Google File System
crawlers have to download web pages from the internet, store them all, and then index them (copy of the web). treating a room full of computers like one hard drive
*have to be constantly crawling the web and updating search results
how are we gonna store the data?
- local disk? jk our hard drive isn't big enough
- can't use relational database - we want this to work across many computers
can we use NFS filesystem? no, they get overwhelmed really fast
use a CLUSTER OF COMPUTERS (100s-1000s) with local disks & some network
- servers go into a rack
- all servers in a rack share a switch
- servers have local processing and local disks
- intra-rack bandwidth is cheap (computers inside the same rack)
- inter-rack badnwidth is expensive (between different racks)
WEIRD Requirements:
- high component failure rates (cheap hardware trying to store massive files... multiGB files)
- throughput : favored over low latency
Failure rates:
- 2-10% / yr
- MTTF (mean time to failure) = how long a device is expected to last
- useful when: a broken device will be replaced : like a computer
- MTBF (mean time between failure)
- useful when: a broken device should be repaired : like an entire cluster
Design solution:
- files stored as series of chunks (larger than most filesystems... default 64MB)
reliability through replication
- each chunk replicated across 3+ chunkservers
- chunkservers hold & serve chunks
- master holds metadata, knows how to convert file name to chunk-server-host
client asks master for metadata, then connects to chunkservers
GFS File Read: client asks master for data from url, then master responds with chunklist + locations for each chunk. then, client fetches each chunk, in sequence, from chunkservers
- GFS File Write (aka mutation): client asks master for filename info, master responds with chunklist + locations, client SENDS NEW DATA to chunkservers, and tries to apply changes in the same order Things can go wrong if:
- if a chunk-server crashes
- if they get the requests in different order
- if already busy when getting the request
- if multiple clients try to simultaneously write to the same file region
- network doesn't guarantee order that messages arrive
To fix this: CONSISTENCY MODEL
- pertains to one piece of data (file region)
- all clients should see the same data, regardless of which replicas they read from
- sacrificing the idea that everyone sees the same data, for speed
- you have copies, and sometimes the copies can be different (consistency model defines when your copies can be different)
consistency model:
- what happens if multiple writes happen to the same region?
- 3 possibilities:
- serial successful writes: all chunks see the same order of write operations: consistent & defined. one write, then another write, etc.
- concurrent successful writes: some writes could be append operations to a file all chunks see same order of write operations consistent, but undefined (all clients see same data, but it may not reflect what any one mutation has written... they may see incomplete data (if a server hasn't finished writing))

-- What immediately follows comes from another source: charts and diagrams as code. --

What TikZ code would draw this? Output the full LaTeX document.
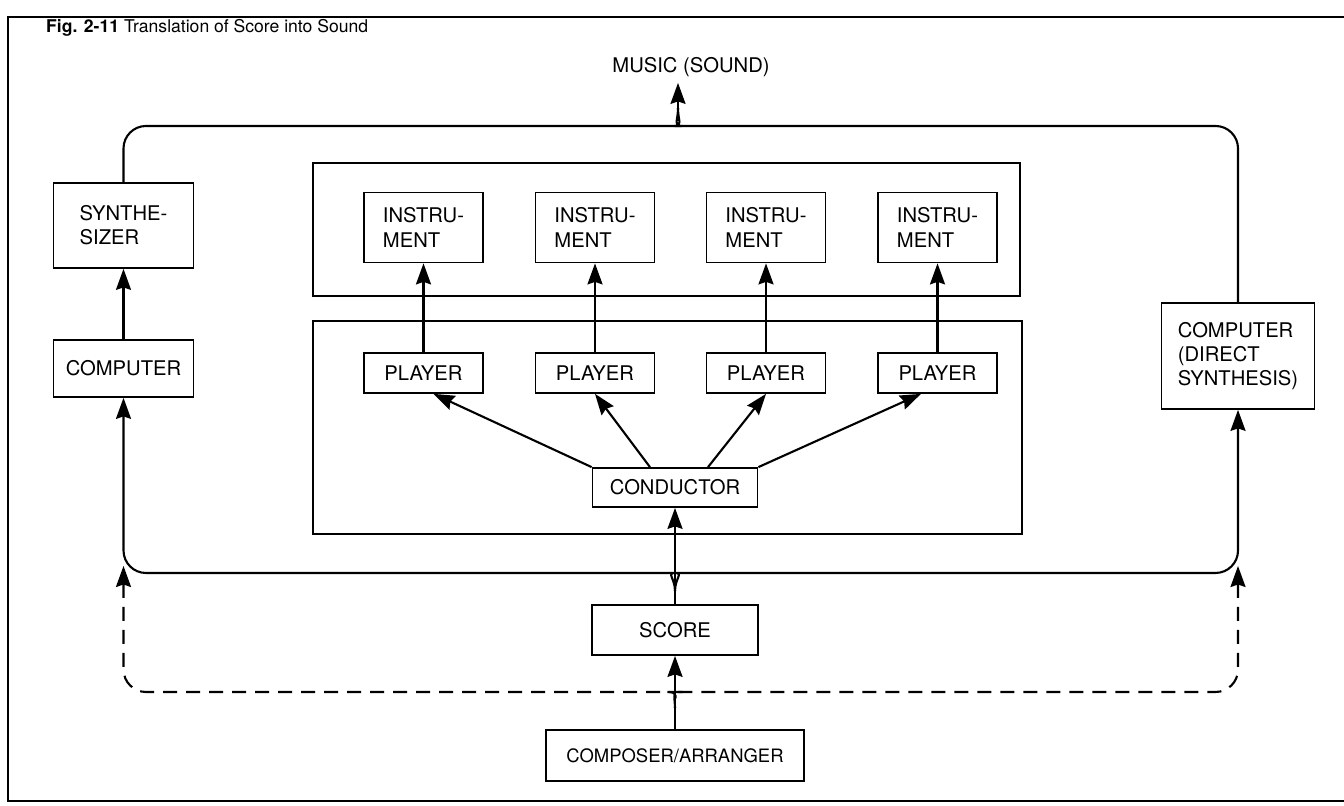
\documentclass[tikz,border=0pt]{standalone}
\usepackage{fontspec}
\setmainfont{TeX Gyre Heros}
\usetikzlibrary{arrows.meta,positioning,calc}
\tikzstyle{arrow} = [line width=1.2pt,->]
\tikzstyle{wire} = [line width=1.2pt, rounded corners=4.5mm]
\tikzstyle{dashwire} = [wire, dash pattern=on 2.8mm off 1.8mm]
\tikzstyle{blockbox} = [rectangle, draw, line width=1pt, align=center, inner sep=0pt, font=\fontsize{11.5}{13.8}\selectfont]
\tikzstyle{groupbox} = [draw, line width=0.7pt]

\begin{document}
\begin{tikzpicture}[>={Stealth[length=4.2mm,width=3mm,inset=0.5mm]}]
\useasboundingbox (0,0) rectangle (26.88,16.12);
% frame and caption
\draw[line width=0.8pt] (26.88,15.78) -- (0.16,15.78) -- (0.16,0.1) -- (26.88,0.1);
\node[anchor=west, font=\fontsize{10}{12}\selectfont] (title) at (0.8,15.56) {\textbf{Fig. 2-11} Translation of Score into Sound};
\node[font=\fontsize{11.5}{13.8}\selectfont] (music) at (13.82,14.78) {MUSIC (SOUND)};

% orchestra
\draw[groupbox] (6.26,12.86) rectangle (20.4,10.2);
\draw[groupbox] (6.26,9.7) rectangle (20.44,5.44);
\foreach \x [count=\i] in {8.47,11.9,15.32,18.75} {
  \node[blockbox, minimum width=2.38cm, minimum height=1.4cm, align=left] (inst\i) at (\x,11.57) {INSTRU-\\MENT};
  \node[blockbox, minimum width=2.38cm, minimum height=0.8cm] (player\i) at (\x,8.66) {PLAYER};
  \draw[arrow] (player\i) -- (inst\i);
}
\node[blockbox, minimum width=3.3cm, minimum height=0.78cm] (cond) at (13.5,6.37) {CONDUCTOR};
\draw[arrow] (cond.north west) -- ([xshift=2mm]player1.south);
\draw[arrow] ([xshift=-5mm]cond.north) -- (player2.south);
\draw[arrow] ([xshift=6.6mm]cond.north) -- (player3.south);
\draw[arrow] (cond.north east) -- ([xshift=-3.3mm]player4.south);

% electronic paths
\node[blockbox, minimum width=2.8cm, minimum height=1.7cm, align=left] (synth) at (2.47,11.61) {SYNTHE-\\SIZER};
\node[blockbox, minimum width=2.8cm, minimum height=1.14cm] (comp) at (2.47,8.75) {COMPUTER};
\node[blockbox, minimum width=3.06cm, minimum height=2.12cm, align=left] (direct) at (24.76,9.0) {COMPUTER\\(DIRECT\\SYNTHESIS)};
\draw[arrow] (comp) -- (synth);

% score and composer
\node[blockbox, minimum width=3.32cm, minimum height=1.0cm] (score) at (13.5,3.52) {SCORE};
\node[blockbox, minimum width=5.16cm, minimum height=1.02cm, font=\fontsize{10.5}{12.6}\selectfont] (composer) at (13.5,1.01) {COMPOSER/ARRANGER};
\draw[arrow] (composer.north) -- (score.south);
\draw[arrow] (score.north) -- (cond.south);

\coordinate (topjoin) at (13.56,13.96);
\coordinate (midjoin) at (13.5,4.3);
\coordinate (lowjoin) at (13.5,1.96);
\coordinate (lefttip) at (2.47,4.8);
\coordinate (righttip) at (24.76,4.8);

% sound out
\draw[wire] (synth.north) -- (2.47,13.6) -- (13.18,13.6) [sharp corners] .. controls (13.46,13.6) and (13.56,13.7) .. (topjoin);
\draw[wire] (direct.north) -- (24.76,13.6) -- (13.94,13.6) [sharp corners] .. controls (13.66,13.6) and (13.56,13.7) .. (topjoin);
\draw[arrow] (topjoin) -- (topjoin |- music.south);

% score to computers
\draw[wire,<-] (comp.south) -- (2.47,4.66) -- (13.06,4.66) [sharp corners] .. controls (13.32,4.66) and (13.5,4.56) .. (midjoin);
\draw[wire,<-] (direct.south) -- (24.76,4.66) -- (13.94,4.66) [sharp corners] .. controls (13.68,4.66) and (13.5,4.56) .. (midjoin);

% composer bypass
\draw[dashwire,<-] (lefttip) -- (2.47,2.28) -- (13.2,2.28) [sharp corners] .. controls (13.42,2.28) and (13.5,2.18) .. (lowjoin);
\draw[dashwire,<-] (righttip) -- (24.76,2.28) -- (13.8,2.28) [sharp corners] .. controls (13.58,2.28) and (13.5,2.18) .. (lowjoin);
\end{tikzpicture}
\end{document}
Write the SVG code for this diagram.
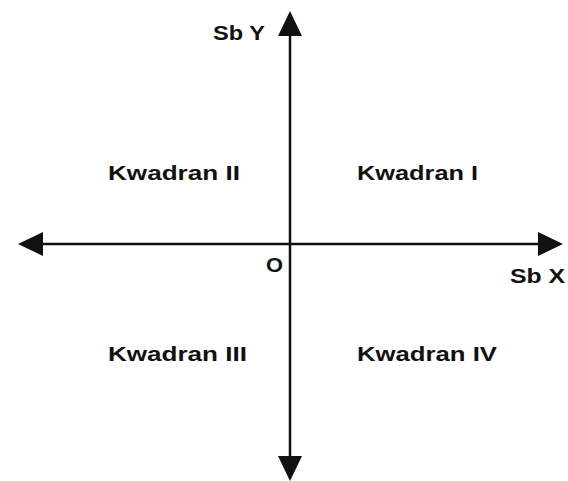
<svg xmlns="http://www.w3.org/2000/svg" width="568" height="481" viewBox="0 0 568 481">
<defs>
<style>
.lbl{font-family:"Liberation Sans",Arial,sans-serif;font-weight:bold;font-size:20px;fill:#111}
.axis{stroke:#111;stroke-width:2.5;fill:none}
</style>
<marker id="ah" viewBox="0 0 25 24" refX="0" refY="12" markerWidth="25" markerHeight="24" markerUnits="userSpaceOnUse" orient="auto">
<path d="M0,0 L25,12 L0,24 Z" fill="#111"/>
</marker>
</defs>
<rect width="568" height="481" fill="#fff"/>
<g id="connectors">
<line class="axis" x1="290" y1="244" x2="538" y2="244" marker-end="url(#ah)"/>
<line class="axis" x1="290" y1="244" x2="43" y2="244" marker-end="url(#ah)"/>
<line class="axis" x1="290" y1="244" x2="290" y2="36" marker-end="url(#ah)"/>
<line class="axis" x1="290" y1="244" x2="290" y2="456" marker-end="url(#ah)"/>
</g>
<g id="label-sby"><text class="lbl" x="213" y="40" textLength="52" lengthAdjust="spacingAndGlyphs">Sb Y</text></g>
<g id="label-sbx"><text class="lbl" x="510" y="283" textLength="55" lengthAdjust="spacingAndGlyphs">Sb X</text></g>
<g id="label-o"><text class="lbl" x="266" y="272" textLength="17" lengthAdjust="spacingAndGlyphs">O</text></g>
<g id="q1"><text class="lbl" x="357" y="180" textLength="121" lengthAdjust="spacingAndGlyphs">Kwadran I</text></g>
<g id="q2"><text class="lbl" x="108" y="180" textLength="132" lengthAdjust="spacingAndGlyphs">Kwadran II</text></g>
<g id="q3"><text class="lbl" x="108" y="361" textLength="139" lengthAdjust="spacingAndGlyphs">Kwadran III</text></g>
<g id="q4"><text class="lbl" x="357" y="361" textLength="140" lengthAdjust="spacingAndGlyphs">Kwadran IV</text></g>
</svg>
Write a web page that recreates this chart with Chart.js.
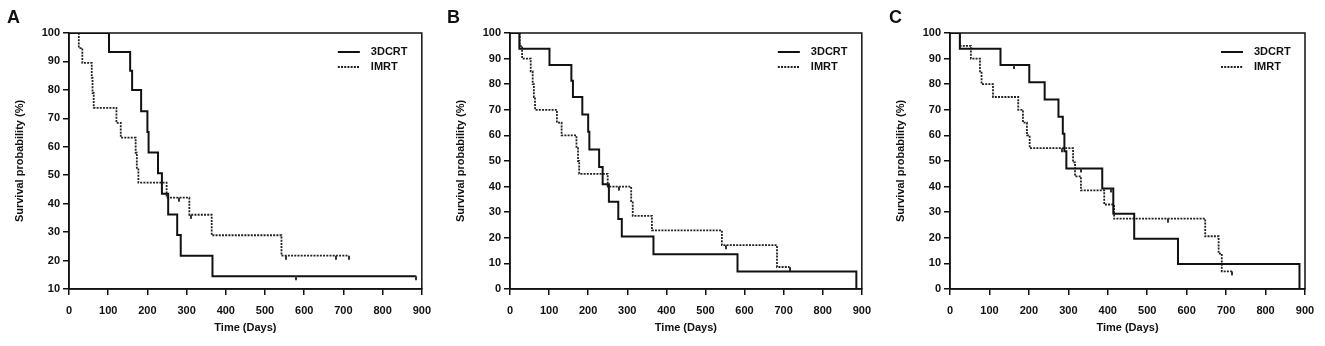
<!DOCTYPE html>
<html lang="en">
<head>
<meta charset="UTF-8">
<title>Survival curves</title>
<script src="https://cdn.jsdelivr.net/npm/chart.js"></script>
<style>
  body { margin: 0; background: #fff; }
  .wrap { position: relative; width: 1325px; height: 346px; }
  .panel { position: absolute; top: 0; height: 346px; }
  .letter { position: absolute; top: 8px; font: bold 18px/18px 'Liberation Sans', Arial, sans-serif; color: #111; }
</style>
</head>
<body>
<div class="wrap">
  <div class="panel" style="left:0;width:440px"><canvas id="chartA"></canvas></div>
  <div class="panel" style="left:440px;width:440px"><canvas id="chartB"></canvas></div>
  <div class="panel" style="left:880px;width:445px"><canvas id="chartC"></canvas></div>
  <div class="letter" style="left:7px">A</div>
  <div class="letter" style="left:447px">B</div>
  <div class="letter" style="left:889px">C</div>
</div>
<script>
// series names
const seriesNames = ['3DCRT', 'IMRT'];
const xTicks = [0, 100, 200, 300, 400, 500, 600, 700, 800, 900];

// panel A
const aTimes3d = [0, 102, 156, 161, 184, 200, 203, 227, 237, 253, 276, 285, 366];
const aSurv3d = [100, 93.3, 86.7, 80, 72.5, 65.2, 58, 50.7, 43.5, 36.2, 29, 21.7, 14.5];
const aCens3d = [580, 886];
const aTimesImrt = [0, 25, 34, 58, 60, 63, 121, 132, 170, 173, 177, 249, 307, 364, 542];
const aSurvImrt = [100, 94.7, 89.5, 84.2, 78.9, 73.7, 68.4, 63.2, 57.9, 52.6, 47.4, 42.1, 36.1, 28.9, 21.7];
const aCensImrt = [281, 312, 553, 681, 714];

// panel B
const bTimes3d = [0, 24, 101, 157, 161, 185, 200, 203, 228, 237, 253, 277, 286, 367, 582, 886];
const bSurv3d = [100, 93.8, 87.5, 81.3, 75, 68.2, 61.4, 54.5, 47.7, 40.9, 34.1, 27.3, 20.5, 13.6, 6.8, 0];
const bCens3d = [];
const bTimesImrt = [0, 25, 31, 53, 58, 61, 64, 120, 132, 170, 174, 177, 250, 310, 314, 363, 542, 683];
const bSurvImrt = [100, 95, 90, 85, 80, 75, 70, 65, 60, 55, 50, 45, 40, 34.3, 28.6, 22.9, 17.1, 8.6];
const bCensImrt = [280, 553, 715];

// panel C
const cTimes3d = [0, 25, 128, 201, 240, 275, 286, 290, 295, 386, 414, 467, 578, 886];
const cSurv3d = [100, 93.8, 87.5, 80.8, 74, 67.3, 60.6, 53.8, 47.1, 39.3, 29.4, 19.6, 9.8, 0];
const cCens3d = [161, 331, 408];
const cTimesImrt = [0, 25, 53, 76, 80, 109, 173, 185, 195, 202, 312, 317, 332, 391, 416, 647, 681, 689];
const cSurvImrt = [100, 95, 90, 85, 80, 75, 70, 65, 60, 55, 49.5, 44, 38.5, 33, 27.5, 20.6, 13.8, 6.9];
const cCensImrt = [283, 553, 715];

Chart.defaults.font.family = "'Liberation Sans', Arial, sans-serif";
Chart.defaults.font.size = 11;
Chart.defaults.font.weight = 'bold';
Chart.defaults.color = '#111';

// little tick hanging under the curve for censored cases
const censorMark = document.createElement('canvas');
censorMark.width = 2;
censorMark.height = 10;
const cm = censorMark.getContext('2d');
cm.fillStyle = '#333';
cm.fillRect(0, 5, 2, 4);

// event points + censored points (censored take the current survival value)
function kmPoints(times, surv, cens) {
  const pts = times.map((t, i) => ({ x: t, y: surv[i], c: false }));
  cens.forEach(t => {
    let s = surv[0];
    times.forEach((tt, i) => { if (tt <= t) s = surv[i]; });
    pts.push({ x: t, y: s, c: true });
  });
  return pts.sort((p, q) => p.x - q.x);
}

// box around the plot + legend inside top right
const boxAndLegend = {
  id: 'boxAndLegend',
  afterDraw(chart) {
    const { ctx, chartArea } = chart;
    ctx.save();
    ctx.strokeStyle = '#111';
    ctx.lineWidth = 1.5;
    ctx.strokeRect(chartArea.left, chartArea.top, chartArea.right - chartArea.left, chartArea.bottom - chartArea.top);

    const x = chartArea.right - 84;
    let y = chartArea.top + 19;
    chart.data.datasets.forEach(ds => {
      ctx.strokeStyle = ds.borderColor;
      ctx.lineWidth = ds.borderWidth;
      ctx.setLineDash(ds.borderDash || []);
      ctx.beginPath();
      ctx.moveTo(x, y);
      ctx.lineTo(x + 22, y);
      ctx.stroke();
      ctx.setLineDash([]);
      ctx.fillStyle = '#111';
      ctx.font = "bold 11px 'Liberation Sans', Arial, sans-serif";
      ctx.textBaseline = 'middle';
      ctx.fillText(ds.label, x + 33, y);
      y += 15;
    });
    ctx.restore();
  }
};

function curve(label, pts, dash) {
  return {
    label: label,
    data: pts,
    stepped: true,
    borderColor: dash ? '#222' : '#111',
    borderWidth: dash ? 1.8 : 2,
    borderDash: dash ? [2, 1.2] : [],
    fill: false,
    pointRadius: c => (c.raw && c.raw.c ? 3 : 0),
    pointStyle: c => (c.raw && c.raw.c ? censorMark : 'circle'),
    pointBorderWidth: 0
  };
}

function makePanel(id, s3d, sImrt, yMin, padLeft, padRight) {
  new Chart(document.getElementById(id), {
    type: 'line',
    data: {
      datasets: [
        curve(seriesNames[0], s3d, false),
        curve(seriesNames[1], sImrt, true)
      ]
    },
    options: {
      responsive: true,
      maintainAspectRatio: false,
      animation: false,
      events: [],
      layout: { padding: { left: padLeft, right: padRight, top: 33, bottom: 7 } },
      plugins: { legend: { display: false }, tooltip: { enabled: false } },
      scales: {
        x: {
          type: 'linear',
          min: 0,
          max: 900,
          afterFit: sc => { sc.height = 50; },
          afterBuildTicks: sc => { sc.ticks = xTicks.map(v => ({ value: v })); },
          ticks: { padding: 9, color: '#111' },
          grid: { drawOnChartArea: false, drawTicks: true, tickLength: 6, color: '#111', lineWidth: 1.5 },
          border: { color: '#111', width: 1.5 },
          title: { display: true, text: 'Time (Days)', color: '#111', padding: { top: 2, bottom: 4 } }
        },
        y: {
          min: yMin,
          max: 100,
          afterFit: sc => { sc.width = 60; },
          ticks: { stepSize: 10, padding: 3, color: '#111' },
          grid: { drawOnChartArea: false, drawTicks: true, tickLength: 6, color: '#111', lineWidth: 1.5 },
          border: { color: '#111', width: 1.5 },
          title: { display: true, text: 'Survival probability (%)', color: '#111', padding: { top: 4, bottom: 4 } }
        }
      }
    },
    plugins: [boxAndLegend]
  });
}

makePanel('chartA', kmPoints(aTimes3d, aSurv3d, aCens3d), kmPoints(aTimesImrt, aSurvImrt, aCensImrt), 10, 9, 18);
makePanel('chartB', kmPoints(bTimes3d, bSurv3d, bCens3d), kmPoints(bTimesImrt, bSurvImrt, bCensImrt), 0, 10, 17);
makePanel('chartC', kmPoints(cTimes3d, cSurv3d, cCens3d), kmPoints(cTimesImrt, cSurvImrt, cCensImrt), 0, 10, 20);
</script>
</body>
</html>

- failed writes: can leave inconsistent region of file (different clients can see different data at different times)
Atomic Operation: operation appears to the system as if it's happening instantaneously (even though it's not)
- how can google file system make an operation atomic?
- with a LOCK. = master node saying "nobody can touch this file name until i tell my chunk-servers whose job it is, and they acknowledge back that it's successful). but... slow (not parallel)
failure modes:
- chunkservers report to master every few seconds (called "heartbeat" message.. so master can keep track of which chunkservers are up and which go down)
- master can ask chunkservers to reduplicate data
- master is writing a log file with everyhting it does. SO, if master dies, shadow master provides read-only access until master restarts
- so you just kill the process, and it'll come back up
- diversion: flush & sync (flush from memory, sync to disk)
- GFS Replication allows master to tell a chunkserver to copy some data to another server (if it notices one server not having a heartbeat)
- chunkservers keep most copies within a rack, but one copy outside, incase there's a switch failure
GFS is great for big files, clients need to be custom-written, and protects from failures internally.
- not good for newer (real-time) applications, because it was designed for throughput – and latency became important for gmail, real-time things
master restart takes 10 seconds (still too high!)
DISTRIBUTED MASTERS??? it's hard.
PAXOS is a family of protocols for solving consensus in a network of unreliable processors (we want to maintain consistency in a distributed system)
- majority voting: READ:
1) client requests data
2) processes in the system VOTE on what is the correct data, based on replicas. called a quorum.
- WRITE: 1) "proposition" is sent to processes, with a logical timestamp "can I write?" 2) processes accept proposed change if they are most recent proposal they have seen for the same piece of data 3) write occurs when a majority agree (lamport clocks are a timestamp that tells you if something came before another)
- majority voting: READ:
1) client requests data
2) processes in the system VOTE on what is the correct data, based on replicas. called a quorum.